İKİNCİ Dünya Savaşı sonrası Dünya Bankası kurulduktan sonra bölgesel kalkınma ve yatırım bankalarının kurulması gündeme gelmiştir.
Dünya Bankası modeli kullanılarak her kıtada bir kalkınma bankası kurulmuştur.
Bölgesel yatırım ve kalkınma bankaları bölgedeki düşük gelirli ülkelere kredi veriyorlar. Ama, ortakları tüm dünyanın bu bankalara sermaye koymaya niyetli ülkeleri olabiliyor. Sermayedarları arasında dünyanın ne gelişmiş ülkeleri de olduğundan bölgesel kalkınma bankaları en yüksek kredi değerliliğine sahip olabiliyorlar. Dolayısıyla, ucuz borçlanabiliyorlar. Kárlı olabiliyorlar.
BEKLENEN OLMADI
Asya Kalkınma Bankası da bölgesel bir kalkınma ve yatırım bankasıdır. Misyonu Asya kıtasındaki gelişmekte olan ülkelere mali ve teknik destek vermektir. Ortakları arasında dünyanın gelişmiş ülkeleri yanında Türkiye gibi ülkeler de vardır. Sermayedarlar, hem Banka’nın sermayesine ortaklardır hem de güçlerine göre, Banka tarafından işletilen yatırım fonuna katkı yaparlar. Gelişmiş ülkeler ve bölge dışındaki ortaklar bu bankadan kredi kullanamazlar.
Türkiye Asya Kalkınma Bankası’na 1990’lı yılların başında ortak oldu. Ortaklıktan amaç Tük müteşebbislerinin Asya Kalkınma Bankası tarafından desteklenen projelere girebilmesiydi. Çünkü, Banka tarafından desteklenen projelere ancak Banka’nın sermayesine ortak olan ülkelerin şirketleri girebilmektedir.
1980’lerin ikinci yarısında zamanın başbakanı rahmetli Turgut Özal Türkiye’nin bu çeşit oluşumların içinde olmasına özel bir önem verirdi. Türkiye’nin uluslararası piyasalara açılması açısından Asya Kalkınma Bankası’na ortak olmanın önemli olduğunu düşünürdü. Bu bankaya ortak olabilmek için uzun uğraşlar verildi.
Gelişmiş ülke olmadığımız için dönemin Banka Başkanı Türkiye’nin ortak olmasına muhalefet etti.

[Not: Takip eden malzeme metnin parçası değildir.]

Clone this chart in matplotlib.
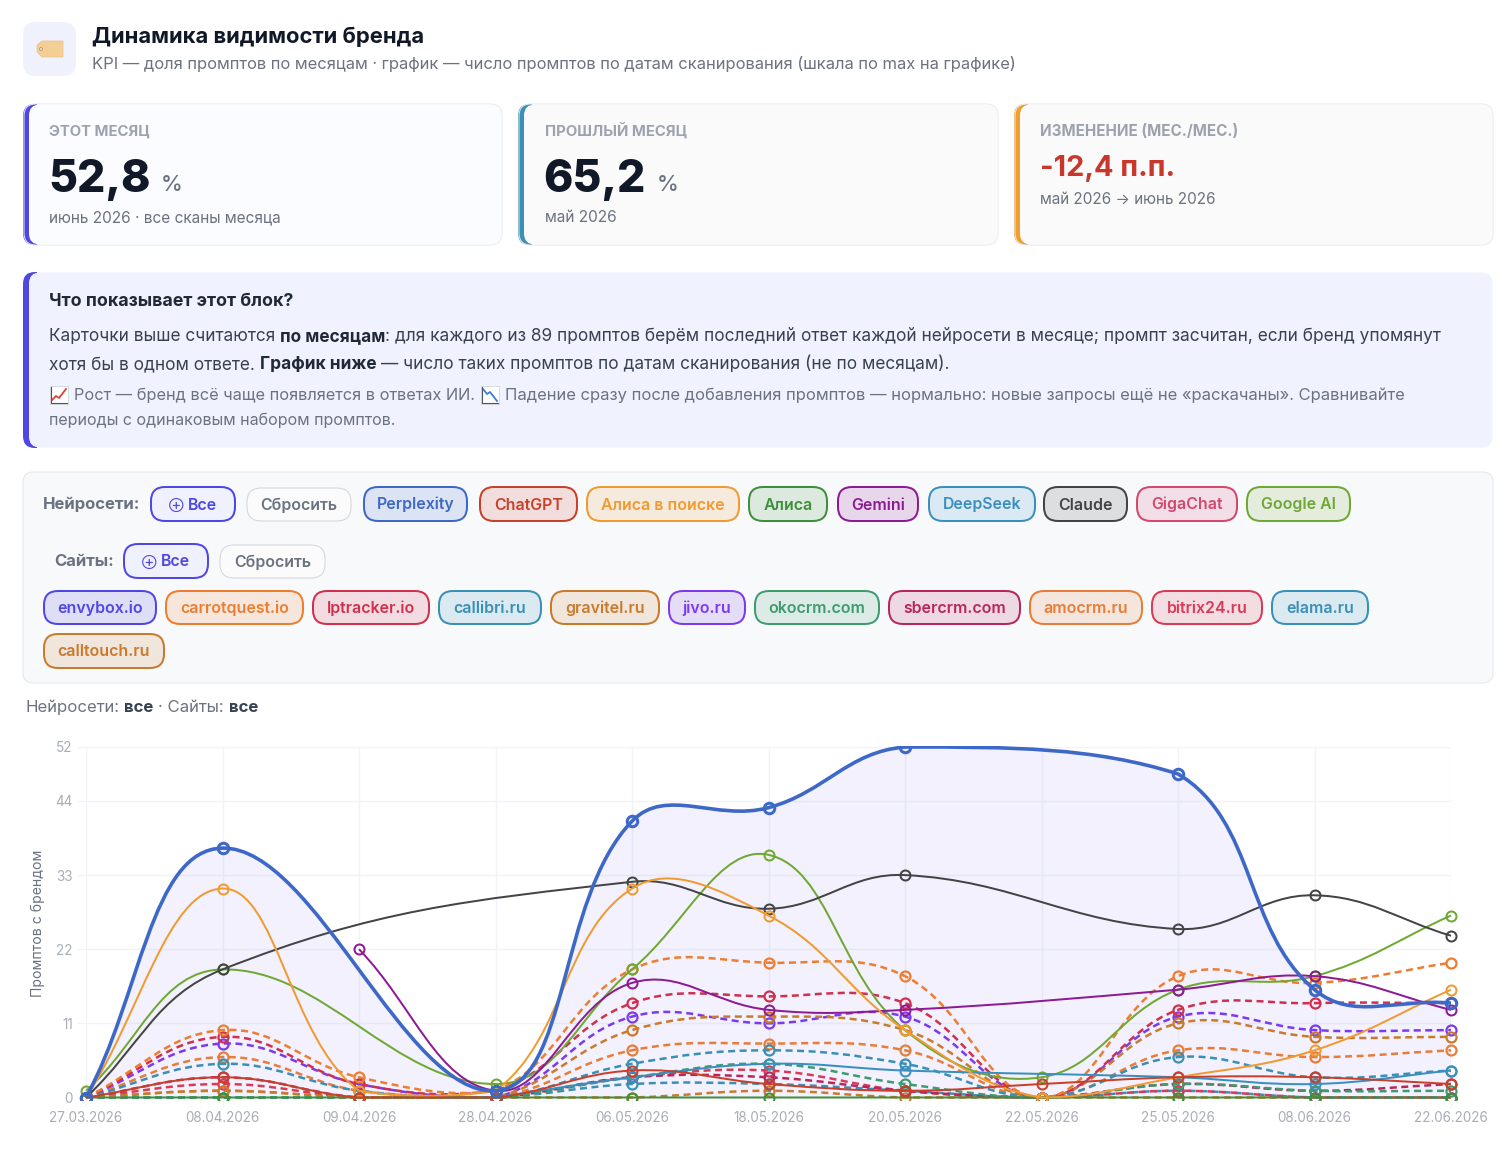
# -*- coding: utf-8 -*-
import matplotlib
matplotlib.use('Agg')
import matplotlib.pyplot as plt
from matplotlib.patches import FancyBboxPatch, PathPatch, Rectangle, Polygon, Circle
from matplotlib.path import Path

plt.rcParams['font.family'] = ['Inter', 'Noto Sans', 'DejaVu Sans']

# ... chart data, None means no scan for that date
dates = ['27.03.2026', '08.04.2026', '09.04.2026', '28.04.2026', '06.05.2026', '18.05.2026',
         '20.05.2026', '22.05.2026', '25.05.2026', '08.06.2026', '22.06.2026']
y_ticks = [0, 11, 22, 33, 44, 52]

perplexity = [0, 37, None, 1, 41, 43, 52, None, 48, 16, 14]
chatgpt = [0, 3, 0, 0, 4, 2, 1, 2, 3, 3, 2]
alisa_search = [0, 31, 1, 1, 31, 27, 10, 0, 3, 7, 16]
alisa = [0, 0, None, None, 0, 0, None, None, 0, 0, 0]
gemini = [None, None, 22, 1, 17, 13, 13, None, 16, 18, 13]
deepseek = [None, None, None, 0, 3, 5, 4, None, 3, 2, 4]
claude = [0, 19, None, None, 32, 28, 33, None, 25, 30, 24]
google_ai = [1, 19, None, 2, 19, 36, 10, 3, 16, 18, 27]

carrotquest = [0, 10, 3, 1, 19, 20, 18, 0, 18, 17, 20]
lptracker = [0, 9, 2, 1, 14, 15, 14, 0, 13, 14, 14]
jivo = [0, 8, 2, 0, 12, 11, 12, 0, 12, 10, 10]
gravitel = [0, 1, 0, 0, 10, 12, 10, 0, 11, 9, 9]
amocrm = [0, 6, 1, 0, 7, 8, 7, 0, 7, 6, 7]
callibri = [0, 5, 1, 0, 5, 7, 5, 0, 6, 3, 4]
okocrm = [0, 0, 0, 0, 3, 5, 2, 0, 2, 1, 1]
sbercrm = [0, 3, 0, 0, 3, 3, 1, 0, 2, 1, 2]
bitrix24 = [0, 2, 0, 0, 3, 4, 1, 0, 1, 0, 0]
elama = [0, 0, 0, 0, 2, 2, 1, 0, 1, 0, 0]
calltouch = [0, 1, 0, 0, 0, 1, 0, 0, 0, 0, 0]

net_names = ['Perplexity', 'ChatGPT', 'Алиса в поиске', 'Алиса', 'Gemini', 'DeepSeek', 'Claude', 'GigaChat', 'Google AI']
site_names = ['envybox.io', 'carrotquest.io', 'lptracker.io', 'callibri.ru', 'gravitel.ru', 'jivo.ru', 'okocrm.com',
              'sbercrm.com', 'amocrm.ru', 'bitrix24.ru', 'elama.ru', 'calltouch.ru']

W, H = 1504, 1156
PX = 0.72  # points per pixel at dpi 100
INDIGO = '#4f46e5'
GRAY = '#6b7280'
LIGHT = '#9ca3af'
DARK = '#111827'

net_colors = ['#3d68c8', '#c9402a', '#f09a30', '#3f8f3a', '#8e1a94', '#3a8fbf', '#444444', '#d4476f', '#6fa832']
site_colors = ['#4f46e5', '#ee7d2f', '#d0304d', '#3a8fb5', '#c97a2c', '#7c3aed', '#3f9b6e', '#b8265c', '#e87c38',
               '#d93a55', '#3a90b8', '#c97a2c']

fig = plt.figure(figsize=(W / 100, H / 100), dpi=100)
ui = fig.add_axes([0, 0, 1, 1], zorder=0)
ui.set_xlim(0, W)
ui.set_ylim(H, 0)
ui.axis('off')


def box(x0, y0, x1, y1, r, fc, ec='none', lw=1.0, z=1):
    p = FancyBboxPatch((x0 + r, y0 + r), x1 - x0 - 2 * r, y1 - y0 - 2 * r,
                       boxstyle='round,pad=%f,rounding_size=%f' % (r, r),
                       fc=fc, ec=ec, lw=lw * PX, zorder=z)
    ui.add_patch(p)
    return p


def label(x, y, s, size, color=GRAY, weight='normal', ha='left', z=5):
    return ui.text(x, y, s, fontsize=size * PX, color=color, fontweight=weight, ha=ha, va='baseline', zorder=z)


def runs(x, y, parts, size):
    # text pieces of different weight on one line
    r = fig.canvas.get_renderer()
    for s, weight, color in parts:
        if s.startswith(' '):
            x += size * 0.28
        t = label(x, y, s.strip(), size, color, weight)
        x += t.get_window_extent(r).width
        if s.endswith(' '):
            x += size * 0.28


def card(x0, y0, x1, y1, accent, fc, border):
    a = box(x0, y0, x1, y1, 12, accent, z=1)
    a.set_clip_path(Rectangle((x0, y0), 14, y1 - y0, transform=ui.transData))
    if border != 'none':
        box(x0 + 1, y0, x1, y1, 12, 'none', border, 1.0, z=1.5)
    box(x0 + 6, y0 + 0.5, x1 - 0.5, y1 - 0.5, 11, fc, z=2)


def chip(x0, x1, y0, y1, s, color, fc=None, ec=None, lw=2.0, icon=False):
    box(x0, y0, x1, y1, 14, fc if fc else color + '26', ec if ec else color, lw, z=3)
    base = (y0 + y1) / 2 + 5.5
    if icon:
        label(x0 + 25, base - 1, '⊕', 10.5, color, 'bold', ha='center')
        label(x0 + 37, base, s, 15.9, color, 'semibold')
    else:
        label((x0 + x1) / 2, base, s, 15.9, color, 'semibold', ha='center')


def emoji_chart(x, y, color, pts):
    ui.add_patch(Rectangle((x, y), 18, 18, fc='#ffffff', ec='#c9ced8', lw=0.5, zorder=4))
    ui.plot([x + a for a, b in pts], [y + b for a, b in pts], color=color, lw=1.3, zorder=5)
    ui.plot([x + 1, x + 1, x + 17], [y + 1, y + 17, y + 17], color='#4b5563', lw=0.8, zorder=5)


# ... header
box(23, 22, 76, 76, 13, '#eff1fd')
ui.add_patch(Polygon([(37, 45), (42, 41), (63, 41), (63, 57), (42, 57), (37, 52)], fc='#f4cf95', ec='#ecc283', lw=0.5, zorder=3))
ui.add_patch(Circle((41, 49), 1.4, fc='#e8e8e8', ec='#a08a60', lw=0.5, zorder=4))
label(92, 43, 'Динамика видимости бренда', 22, DARK, 'bold')
label(92, 69, 'KPI — доля промптов по месяцам · график — число промптов по датам сканирования (шкала по max на графике)', 16.52)

# ... KPI cards
card(23, 104, 502, 245, INDIGO, '#fbfcff', '#e5e7eb')
card(518, 104, 998, 245, '#3a8fb5', '#fafafa', '#e5e7eb')
card(1014, 104, 1493, 245, '#f0a030', '#fafafa', '#e5e7eb')

label(49, 136, 'ЭТОТ МЕСЯЦ', 14.9, LIGHT, 'bold')
label(48, 192, '52,8', 44.5, DARK, 'heavy')
label(161, 191, '%', 22, GRAY, 'medium')
label(49, 222, 'июнь 2026 · все сканы месяца', 15.4)

label(545, 136, 'ПРОШЛЫЙ МЕСЯЦ', 14.9, LIGHT, 'bold')
label(543, 192, '65,2', 44.5, DARK, 'heavy')
label(657, 191, '%', 22, GRAY, 'medium')
label(545, 222, 'май 2026', 15.4)

label(1040, 136, 'ИЗМЕНЕНИЕ (МЕС./МЕС.)', 15.2, LIGHT, 'bold')
label(1040, 176, '-12,4 п.п.', 29, '#c9372c', 'bold')
label(1040, 204, 'май 2026 → июнь 2026', 15.3)

# ... explanation block
card(23, 272, 1493, 448, INDIGO, '#f0f2fe', 'none')
label(49, 306, 'Что показывает этот блок?', 17.8, '#1f2937', 'bold')
runs(49, 341, [('Карточки выше считаются ', 'normal', '#374151'), ('по месяцам', 'bold', '#1f2937'),
               (': для каждого из 89 промптов берём последний ответ каждой нейросети в месяце; промпт засчитан, если бренд упомянут', 'normal', '#374151')], 17.26)
runs(49, 369, [('хотя бы в одном ответе. ', 'normal', '#374151'), ('График ниже', 'bold', '#1f2937'),
               (' — число таких промптов по датам сканирования (не по месяцам).', 'normal', '#374151')], 17.26)
emoji_chart(50, 386, '#d9413a', [(2, 14), (6, 10), (9, 12), (16, 3)])
label(74, 400, 'Рост — бренд всё чаще появляется в ответах ИИ.', 16.3)
emoji_chart(481, 386, '#3a7fd5', [(2, 3), (6, 8), (9, 6), (16, 15)])
label(505, 400, 'Падение сразу после добавления промптов — нормально: новые запросы ещё не «раскачаны». Сравнивайте', 16.6)
label(49, 425, 'периоды с одинаковым набором промптов.', 16.0)

# ... filter panel
box(23, 472, 1493, 683, 10, '#f8f9fb', '#e5e7eb', 1.0)
label(43, 509, 'Нейросети:', 16.7, GRAY, 'bold')
label(54, 566, 'Сайты:', 16.7, GRAY, 'bold')

chip(151, 235, 487, 521, 'Все', INDIGO, '#eff1fe', icon=True)
chip(247, 351, 488, 521, 'Сбросить', GRAY, '#fbfbfc', '#d1d5db', 1.0)
chip(124, 208, 544, 578, 'Все', INDIGO, '#eff1fe', icon=True)
chip(220, 325, 545, 578, 'Сбросить', GRAY, '#fbfbfc', '#d1d5db', 1.0)

net_x = [(364, 467), (480, 577), (587, 739), (749, 827), (838, 918), (929, 1035), (1044, 1127), (1137, 1237), (1247, 1350)]
for (x0, x1), name, c in zip(net_x, net_names, net_colors):
    chip(x0, x1, 487, 521, name, c)

site_x = [(44, 156), (166, 303), (313, 429), (439, 541), (551, 659), (669, 745), (755, 879), (889, 1020), (1030, 1142),
          (1152, 1262), (1272, 1368)]
for (x0, x1), name, c in zip(site_x, site_names, site_colors):
    chip(x0, x1, 591, 624, name, c)
chip(44, 164, 634, 668, site_names[11], site_colors[11])

runs(25.5, 712, [('Нейросети: ', 'normal', GRAY), ('все', 'bold', '#374151'), (' · Сайты: ', 'normal', GRAY), ('все', 'bold', '#374151')], 16.75)

# ... the chart itself
LEFT, RIGHT, TOP, BOTTOM = 86, 1451, 747, 1097.5
ax = fig.add_axes([LEFT / W, 1 - BOTTOM / H, (RIGHT - LEFT) / W, (BOTTOM - TOP) / H], zorder=2)
ax.patch.set_alpha(0)
ax.set_xlim(0, len(dates) - 1)
ax.set_ylim(0, 52)
for s in ax.spines.values():
    s.set_visible(False)
ax.set_xticks(range(len(dates)))
ax.set_xticklabels(dates)
ax.set_yticks(y_ticks)
ax.grid(True, color='#f1f3f8', lw=1.0)
ax.set_axisbelow(True)
ax.tick_params(axis='both', length=6.5, width=0.8, color='#f1f3f8', labelcolor='#a8adb8', labelsize=13.5 * PX, pad=3)
fig.text(38 / W, 1 - 923 / H, 'Промптов с брендом', rotation=90, fontsize=14 * PX, color=GRAY, ha='center', va='center')

SX = (RIGHT - LEFT) / (len(dates) - 1)
SY = (BOTTOM - TOP) / 52.0
clip_rect = Rectangle((60, 746), 1420, 354, transform=ui.transData)


def curve(values, tension=0.4):
    # bezier through the points, same idea as chart.js splines, gaps are spanned
    pts = [(i, v) for i, v in enumerate(values) if v is not None]
    verts = [pts[0]]
    codes = [Path.MOVETO]
    n = len(pts)
    out_c = []
    in_c = []
    for k in range(n):
        p = pts[max(k - 1, 0)]
        c = pts[k]
        q = pts[min(k + 1, n - 1)]
        d1 = (((c[0] - p[0]) * SX) ** 2 + ((c[1] - p[1]) * SY) ** 2) ** 0.5
        d2 = (((q[0] - c[0]) * SX) ** 2 + ((q[1] - c[1]) * SY) ** 2) ** 0.5
        tot = d1 + d2
        s1 = d1 / tot if tot else 0
        s2 = d2 / tot if tot else 0
        dx, dy = q[0] - p[0], q[1] - p[1]
        in_c.append((c[0] - tension * s1 * dx, min(max(c[1] - tension * s1 * dy, 0), 52)))
        out_c.append((c[0] + tension * s2 * dx, min(max(c[1] + tension * s2 * dy, 0), 52)))
    for k in range(1, n):
        verts += [out_c[k - 1], in_c[k], pts[k]]
        codes += [Path.CURVE4] * 3
    return verts, codes


def draw_series(values, color, lw, dashed=False, ms=10.0, mew=2.0, z=3):
    verts, codes = curve(values)
    patch = PathPatch(Path(verts, codes), fc='none', ec=color, lw=lw * PX, zorder=z, capstyle='butt', joinstyle='round')
    if dashed:
        patch.set_linestyle((0, (7.0 / lw, 4.5 / lw)))
    ax.add_patch(patch)
    patch.set_clip_path(clip_rect)
    xs = [i for i, v in enumerate(values) if v is not None]
    ys = [v for v in values if v is not None]
    m, = ax.plot(xs, ys, ls='none', marker='o', ms=ms * PX, mfc='none', mec=color, mew=mew * PX, zorder=z)
    m.set_clip_path(clip_rect)


# ... area under the main line
v, c = curve(perplexity)
v = v + [(10, 0), (0, 0), (0, 0)]
c = c + [Path.LINETO, Path.LINETO, Path.CLOSEPOLY]
area = PathPatch(Path(v, c), fc=INDIGO, alpha=0.07, ec='none', zorder=1.5)
ax.add_patch(area)

# later calls sit on top, the first datasets have to end up above the others
dashed_order = [(calltouch, 11), (elama, 10), (bitrix24, 9), (amocrm, 8), (sbercrm, 7), (okocrm, 6), (jivo, 5),
                (gravitel, 4), (callibri, 3), (lptracker, 2), (carrotquest, 1)]
z = 3.0
for vals, idx in dashed_order:
    draw_series(vals, site_colors[idx], 2.5, dashed=True, mew=2.2, z=z)
    z += 0.01
solid_order = [(google_ai, 8), (claude, 6), (deepseek, 5), (gemini, 4), (alisa, 3), (alisa_search, 2), (chatgpt, 1)]
for vals, idx in solid_order:
    draw_series(vals, net_colors[idx], 2.0, z=z)
    z += 0.01
draw_series(perplexity, net_colors[0], 3.6, ms=10.5, mew=3.0, z=z)

fig.savefig('out.png', dpi=100)
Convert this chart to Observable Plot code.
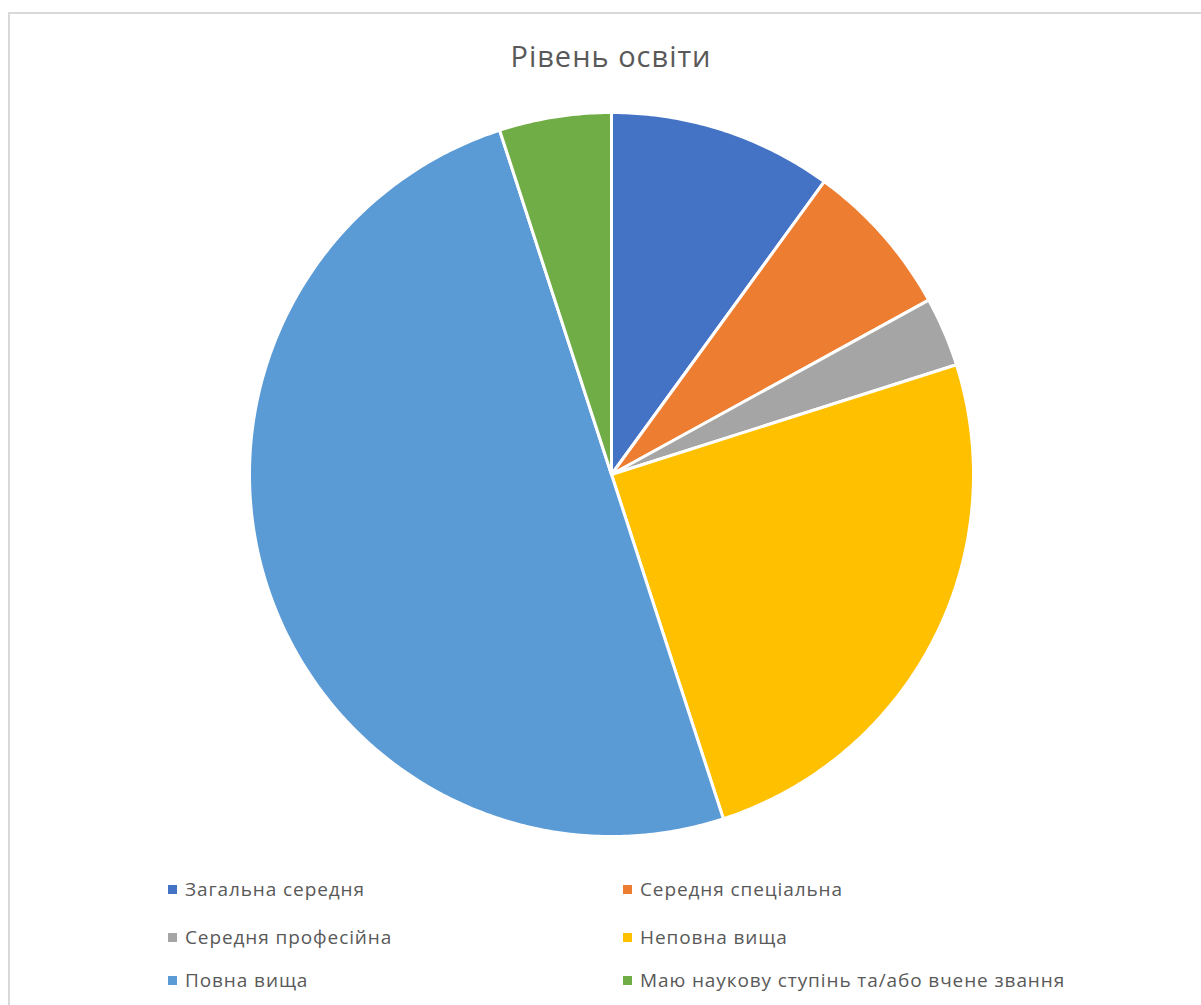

Aynı Japon bankacı daha sonra bir kredi derecelendirme kuruluşu olan JCR’ın başkanı oldu. Orada da, Türkiye’nin kredi notu A- beklenirken BBB+ verdi. Birçok olayda kişilerin önemi hafife alınmamalı.
Kişisel dostluklarla Asya Kalkınma Bankası’nın merkezinin bulunduğu Filipinler’de, Filipinler Maliye Bakanı Türkiye’nin ortak olmasına en büyük desteği verenlerdendi. Banka Başkanı’ndan Türk yetkililer için randevuyu şahsen aldı. Banka ile Türkiye’nin ilişkilerini o başlattı. Daha sonra, büyük ülkeler de Türkiye’nin ortaklığına destek verdiler. Bankaya ortak olduk.
Bugün baktığımızda, Asya Kalkınma Bankası’na ortak olmuş olmakla beklenen yararları sağladığımız iddia edilemez. Çeşitli nedenlerle, sayılı Türk şirketleri Asya Kalkınma Bankası destekli projelerde boy gösterebildiler. Halbuki, fırsatlar ortak olduğumuzda da, şimdi de çok büyüktür.
YILLIK TOPLANTILAR
Asya Kalkınma Bankası yıllık toplantısı bu yıl İstanbul’da yapılacak. Geçmişte Türkiye’nin ortaklığına karşı çıkan Banka’nın aradan on beş yıl geçtikten sonra yıllık toplantısını Türkiye’de yapmaya karar vermiş olması anlamlıdır. Binlerde bankacı ve yüzlerce ülke temsilcileri yıllık toplantılar nedeniyle İstanbul’da olacaklardır. Türkiye’nin ve Türk özel sektörünün yeniden Asya Kalkınma Bankası ile ilgilenmesi açısından önemli bir fırsat söz konusudur.
Asya Kalkınma Bankası’nın yıllık toplantılarını iyi değerlendirdiğimiz taktirde, Asya kıtasında önemli fırsatları da değerlendirebileceğiz.